» **Given task**: Omit all pictures, then retype the data exactly as given.

» **Data lines**:
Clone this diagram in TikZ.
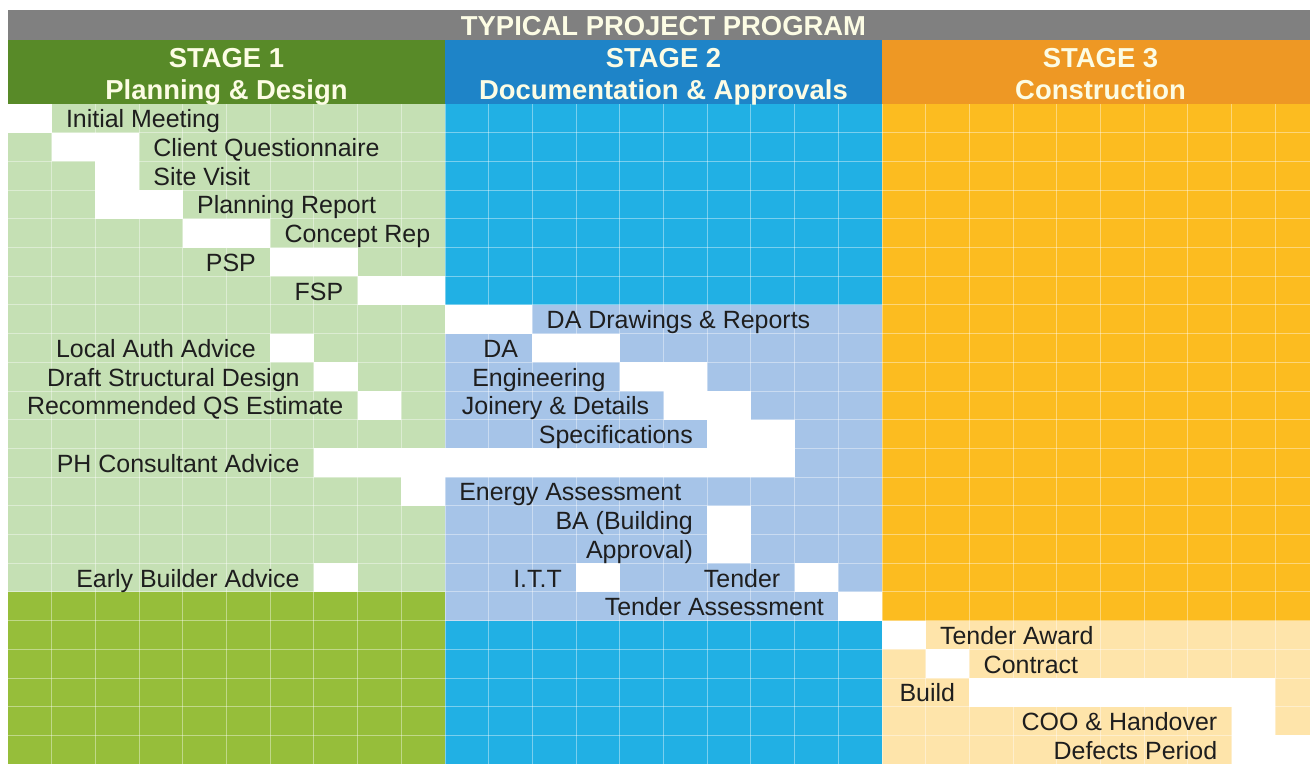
\documentclass[tikz,border=0pt]{standalone}
\usepackage{fontspec}
\setmainfont{Liberation Sans}
\usepackage{tikz}

\definecolor{StageGray}{RGB}{128,128,128}
\definecolor{PlanHead}{RGB}{88,138,40}
\definecolor{PlanLight}{RGB}{197,224,180}
\definecolor{PlanDark}{RGB}{150,190,58}
\definecolor{DocHead}{RGB}{30,132,200}
\definecolor{DocDark}{RGB}{33,176,228}
\definecolor{DocLight}{RGB}{166,196,232}
\definecolor{BuildHead}{RGB}{238,152,36}
\definecolor{BuildDark}{RGB}{252,188,32}
\definecolor{BuildLight}{RGB}{254,228,170}
\definecolor{HeadText}{RGB}{252,252,228}
\definecolor{TaskText}{RGB}{30,30,30}

\begin{document}
\begin{tikzpicture}[x=0.874cm, y=-0.574cm,
        task/.style={text=TaskText, inner sep=0pt, font=\fontsize{14.2}{17}\selectfont},
        stagehead/.style={text=HeadText, inner sep=0pt, font=\bfseries\fontsize{15.6}{18}\selectfont},
        gridline/.style={white, opacity=0.4, line width=0.5pt}]
        % Define chart size
        \def \cols {30}  % Number of columns (10 per stage)
        \def \rows {23}  % Number of task rows
        \def \gap {0.32}  % Space between a bar and its label

        \useasboundingbox (-0.183,-3.624) rectangle (29.794,23.03);
        \clip (-0.183,-3.624) rectangle (29.794,23.03);

        % Draw title bar and stage headers
        \fill[StageGray] (0,-3.275) rectangle (\cols,-2.23);
        \fill[PlanHead] (0,-2.23) rectangle (10,0);
        \fill[DocHead] (10,-2.23) rectangle (20,0);
        \fill[BuildHead] (20,-2.23) rectangle (\cols,0);

        % Draw stage backgrounds
        \fill[PlanLight] (0,0) rectangle (10,17);
        \fill[PlanDark] (0,17) rectangle (10,\rows);
        \fill[DocDark] (10,0) rectangle (20,7);
        \fill[DocLight] (10,7) rectangle (20,18);
        \fill[DocDark] (10,18) rectangle (20,\rows);
        \fill[BuildDark] (20,0) rectangle (\cols,18);
        \fill[BuildLight] (20,18) rectangle (\cols,\rows);

        % Draw cell grid
        \foreach \x in {1,...,29} {
            \draw[gridline] (\x,0) -- (\x,\rows);
        }
        \foreach \y in {1,...,22} {
            \draw[gridline] (0,\y) -- (\cols,\y);
        }

        % Draw task bars (white cells): first column / last column / row
        \foreach \a/\b/\r in {0/1/0, 1/3/1, 2/3/2, 2/4/3, 4/6/4, 6/8/5, 8/10/6,
            10/12/7, 6/7/8, 12/14/8, 7/8/9, 14/16/9, 8/9/10, 15/17/10,
            16/18/11, 7/18/12, 9/10/13, 16/17/14, 16/17/15,
            7/8/16, 13/14/16, 18/19/16, 19/20/17,
            20/21/18, 21/22/19, 22/29/20, 28/29/21, 28/30/22} {
            \fill[white] (\a,\r) rectangle (\b,{\r+1});
        }

        % Title and stage names
        \node[stagehead, anchor=base] (title) at (15,-2.40) {TYPICAL PROJECT PROGRAM};
        \node[stagehead, anchor=base] (stage1) at (5,-1.289) {STAGE 1};
        \node[stagehead, anchor=base] (plan) at ([yshift=-0.65cm]stage1.base) {Planning \& Design};
        \node[stagehead, anchor=base] (stage2) at (15,-1.289) {STAGE 2};
        \node[stagehead, anchor=base] (docs) at ([yshift=-0.65cm]stage2.base) {Documentation \& Approvals};
        \node[stagehead, anchor=base] (stage3) at (25,-1.289) {STAGE 3};
        \node[stagehead, anchor=base] (constr) at ([yshift=-0.65cm]stage3.base) {Construction};

        % Stage 1 tasks
        \node[task, anchor=base west] (initmeet) at ({1+\gap}, 0.83) {Initial Meeting};
        \node[task, anchor=base west] (clientq) at ({3+\gap}, 1.83) {Client Questionnaire};
        \node[task, anchor=base west] (sitevisit) at ({3+\gap}, 2.83) {Site Visit};
        \node[task, anchor=base west] (planrep) at ({4+\gap}, 3.83) {Planning Report};
        \node[task, anchor=base west] (concept) at ({6+\gap}, 4.83) {Concept Rep};
        \node[task, anchor=base east] (psp) at ({6-\gap}, 5.83) {PSP};
        \node[task, anchor=base east] (fsp) at ({8-\gap}, 6.83) {FSP};
        \node[task, anchor=base east] (localauth) at ({6-\gap}, 8.83) {Local Auth Advice};
        \node[task, anchor=base east] (structural) at ({7-\gap}, 9.83) {Draft Structural Design};
        \node[task, anchor=base east] (qsest) at ({8-\gap}, 10.83) {Recommended QS Estimate};
        \node[task, anchor=base east] (phcons) at ({7-\gap}, 12.83) {PH Consultant Advice};
        \node[task, anchor=base east] (earlybuild) at ({7-\gap}, 16.83) {Early Builder Advice};

        % Stage 2 tasks
        \node[task, anchor=base west] (dadraw) at ({12+\gap}, 7.83) {DA Drawings \& Reports};
        \node[task, anchor=base east] (da) at ({12-\gap}, 8.83) {DA};
        \node[task, anchor=base east] (engin) at ({14-\gap}, 9.83) {Engineering};
        \node[task, anchor=base east] (joinery) at ({15-\gap}, 10.83) {Joinery \& Details};
        \node[task, anchor=base east] (specs) at ({16-\gap}, 11.83) {Specifications};
        \node[task, anchor=base west] (energy) at ({10+\gap}, 13.83) {Energy Assessment};
        \node[task, anchor=base east] (ba) at ({16-\gap}, 14.83) {BA (Building};
        \node[task, anchor=base east] (baprov) at ({16-\gap}, 15.83) {Approval)};
        \node[task, anchor=base east] (itt) at ({13-\gap}, 16.83) {I.T.T};
        \node[task, anchor=base east] (tender) at ({18-\gap}, 16.83) {Tender};
        \node[task, anchor=base east] (tenderass) at ({19-\gap}, 17.83) {Tender Assessment};

        % Stage 3 tasks
        \node[task, anchor=base west] (award) at ({21+\gap}, 18.83) {Tender Award};
        \node[task, anchor=base west] (contract) at ({22+\gap}, 19.83) {Contract};
        \node[task, anchor=base east] (build) at ({22-\gap}, 20.83) {Build};
        \node[task, anchor=base east] (handover) at ({28-\gap}, 21.83) {COO \& Handover};
        \node[task, anchor=base east] (defects) at ({28-\gap}, 22.83) {Defects Period};
    \end{tikzpicture}
\end{document}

» **Solution for this problem**:
Clone this diagram in TikZ.
\documentclass[tikz,border=0pt]{standalone}
\usepackage{fontspec}
\setmainfont{Liberation Sans}
\usepackage{tikz}

\definecolor{StageGray}{RGB}{128,128,128}
\definecolor{PlanHead}{RGB}{88,138,40}
\definecolor{PlanLight}{RGB}{197,224,180}
\definecolor{PlanDark}{RGB}{150,190,58}
\definecolor{DocHead}{RGB}{30,132,200}
\definecolor{DocDark}{RGB}{33,176,228}
\definecolor{DocLight}{RGB}{166,196,232}
\definecolor{BuildHead}{RGB}{238,152,36}
\definecolor{BuildDark}{RGB}{252,188,32}
\definecolor{BuildLight}{RGB}{254,228,170}
\definecolor{HeadText}{RGB}{252,252,228}
\definecolor{TaskText}{RGB}{30,30,30}

\begin{document}
\begin{tikzpicture}[x=0.874cm, y=-0.574cm,
        task/.style={text=TaskText, inner sep=0pt, font=\fontsize{14.2}{17}\selectfont},
        stagehead/.style={text=HeadText, inner sep=0pt, font=\bfseries\fontsize{15.6}{18}\selectfont},
        gridline/.style={white, opacity=0.4, line width=0.5pt}]
        % Define chart size
        \def \cols {30}  % Number of columns (10 per stage)
        \def \rows {23}  % Number of task rows
        \def \gap {0.32}  % Space between a bar and its label

        \useasboundingbox (-0.183,-3.624) rectangle (29.794,23.03);
        \clip (-0.183,-3.624) rectangle (29.794,23.03);

        % Draw title bar and stage headers
        \fill[StageGray] (0,-3.275) rectangle (\cols,-2.23);
        \fill[PlanHead] (0,-2.23) rectangle (10,0);
        \fill[DocHead] (10,-2.23) rectangle (20,0);
        \fill[BuildHead] (20,-2.23) rectangle (\cols,0);

        % Draw stage backgrounds
        \fill[PlanLight] (0,0) rectangle (10,17);
        \fill[PlanDark] (0,17) rectangle (10,\rows);
        \fill[DocDark] (10,0) rectangle (20,7);
        \fill[DocLight] (10,7) rectangle (20,18);
        \fill[DocDark] (10,18) rectangle (20,\rows);
        \fill[BuildDark] (20,0) rectangle (\cols,18);
        \fill[BuildLight] (20,18) rectangle (\cols,\rows);

        % Draw cell grid
        \foreach \x in {1,...,29} {
            \draw[gridline] (\x,0) -- (\x,\rows);
        }
        \foreach \y in {1,...,22} {
            \draw[gridline] (0,\y) -- (\cols,\y);
        }

        % Draw task bars (white cells): first column / last column / row
        \foreach \a/\b/\r in {0/1/0, 1/3/1, 2/3/2, 2/4/3, 4/6/4, 6/8/5, 8/10/6,
            10/12/7, 6/7/8, 12/14/8, 7/8/9, 14/16/9, 8/9/10, 15/17/10,
            16/18/11, 7/18/12, 9/10/13, 16/17/14, 16/17/15,
            7/8/16, 13/14/16, 18/19/16, 19/20/17,
            20/21/18, 21/22/19, 22/29/20, 28/29/21, 28/30/22} {
            \fill[white] (\a,\r) rectangle (\b,{\r+1});
        }

        % Title and stage names
        \node[stagehead, anchor=base] (title) at (15,-2.40) {TYPICAL PROJECT PROGRAM};
        \node[stagehead, anchor=base] (stage1) at (5,-1.289) {STAGE 1};
        \node[stagehead, anchor=base] (plan) at ([yshift=-0.65cm]stage1.base) {Planning \& Design};
        \node[stagehead, anchor=base] (stage2) at (15,-1.289) {STAGE 2};
        \node[stagehead, anchor=base] (docs) at ([yshift=-0.65cm]stage2.base) {Documentation \& Approvals};
        \node[stagehead, anchor=base] (stage3) at (25,-1.289) {STAGE 3};
        \node[stagehead, anchor=base] (constr) at ([yshift=-0.65cm]stage3.base) {Construction};

        % Stage 1 tasks
        \node[task, anchor=base west] (initmeet) at ({1+\gap}, 0.83) {Initial Meeting};
        \node[task, anchor=base west] (clientq) at ({3+\gap}, 1.83) {Client Questionnaire};
        \node[task, anchor=base west] (sitevisit) at ({3+\gap}, 2.83) {Site Visit};
        \node[task, anchor=base west] (planrep) at ({4+\gap}, 3.83) {Planning Report};
        \node[task, anchor=base west] (concept) at ({6+\gap}, 4.83) {Concept Rep};
        \node[task, anchor=base east] (psp) at ({6-\gap}, 5.83) {PSP};
        \node[task, anchor=base east] (fsp) at ({8-\gap}, 6.83) {FSP};
        \node[task, anchor=base east] (localauth) at ({6-\gap}, 8.83) {Local Auth Advice};
        \node[task, anchor=base east] (structural) at ({7-\gap}, 9.83) {Draft Structural Design};
        \node[task, anchor=base east] (qsest) at ({8-\gap}, 10.83) {Recommended QS Estimate};
        \node[task, anchor=base east] (phcons) at ({7-\gap}, 12.83) {PH Consultant Advice};
        \node[task, anchor=base east] (earlybuild) at ({7-\gap}, 16.83) {Early Builder Advice};

        % Stage 2 tasks
        \node[task, anchor=base west] (dadraw) at ({12+\gap}, 7.83) {DA Drawings \& Reports};
        \node[task, anchor=base east] (da) at ({12-\gap}, 8.83) {DA};
        \node[task, anchor=base east] (engin) at ({14-\gap}, 9.83) {Engineering};
        \node[task, anchor=base east] (joinery) at ({15-\gap}, 10.83) {Joinery \& Details};
        \node[task, anchor=base east] (specs) at ({16-\gap}, 11.83) {Specifications};
        \node[task, anchor=base west] (energy) at ({10+\gap}, 13.83) {Energy Assessment};
        \node[task, anchor=base east] (ba) at ({16-\gap}, 14.83) {BA (Building};
        \node[task, anchor=base east] (baprov) at ({16-\gap}, 15.83) {Approval)};
        \node[task, anchor=base east] (itt) at ({13-\gap}, 16.83) {I.T.T};
        \node[task, anchor=base east] (tender) at ({18-\gap}, 16.83) {Tender};
        \node[task, anchor=base east] (tenderass) at ({19-\gap}, 17.83) {Tender Assessment};

        % Stage 3 tasks
        \node[task, anchor=base west] (award) at ({21+\gap}, 18.83) {Tender Award};
        \node[task, anchor=base west] (contract) at ({22+\gap}, 19.83) {Contract};
        \node[task, anchor=base east] (build) at ({22-\gap}, 20.83) {Build};
        \node[task, anchor=base east] (handover) at ({28-\gap}, 21.83) {COO \& Handover};
        \node[task, anchor=base east] (defects) at ({28-\gap}, 22.83) {Defects Period};
    \end{tikzpicture}
\end{document}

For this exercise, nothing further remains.